All out Brawl

The year was 2008.  The month was March.  I was seventeen, and waiting in line at a Gamestop for the release of a game I had obessed over for two year.  Two freakin' years.  It was finally time to stop looking up redundant news articles, majiruana-inspired theories posted on thread boards, and teaser trailers I had watch probably six-hundred times.  It was time play the game.  That game was Super Smash Bros. Brawl.

You see, the first time this game was made known to the public was back in 2006.  Nintendo had unveiled it at that year's E3, and took two years to release it.  Needless to say, the wait was more than I, or anyone else at the Gamestop, could bear.

All around me, I heard the murmors of other gamers.  They were discussing topics like the game's controls, graphics, and character roster.  The characters were definitely the most talked about.  I heard one guy say, "Yeah, Ike's ridiculous," referring to the strength of one the sword-weilding characters.  Everyone was anticipating what characters would stand out as the best.  There was a growing excitement heard in the collective voices.

As I stood at the back of the already forming line, I watched on as a handful of people at the front of the store actually played the game.  I unfortunately did not know it, but the Gamestop had its own copy of the game, and was using it to host an impromptu tournament for the people who signed up early enough.  All I could do was watch from a distance as group of guys stood around a Wii demo kiosk, trying to play.  I say
"trying" because they had no choice but to use the available Wii Remotes as controllers, and those do not work well for the game, especially if you are not used to them.  They're terrible.  That's what I'm trying to say.
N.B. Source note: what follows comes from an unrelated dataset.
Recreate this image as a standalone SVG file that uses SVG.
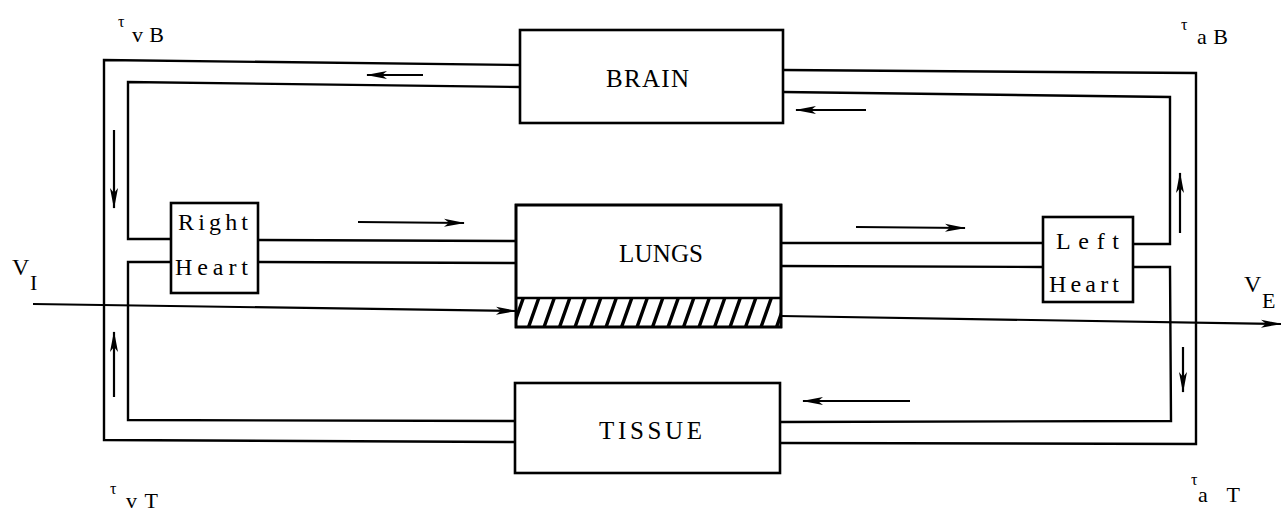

Time passed.  It was now close to midnight, the sham tournament had ended, and everyone stood in line.  The manager (I assumed it was the manager.) gave the signal, and the cashiers began to ring everyone up.  This was the single-longest part of the night, as well as the overall wait for the game.  The two years of anticipation, a day of planning, and several hours of waiting in a confined outlet store could not compare to the agony of inching towards the register, all the while wondering how long it takes to ring up the people in front of you.  And from what I could tell by the looks on everyone else's faces, I was not alone in this strife.

But the line did move, and eventually it was my turn.  I handed my pre-order receipt and money to the cashier (Who in no way seemed excited to be working so late), grabbed my copy of the game and walked outside.  I was finally released from the burden of my impatience.  Now was my chance to play, and it was about dang time.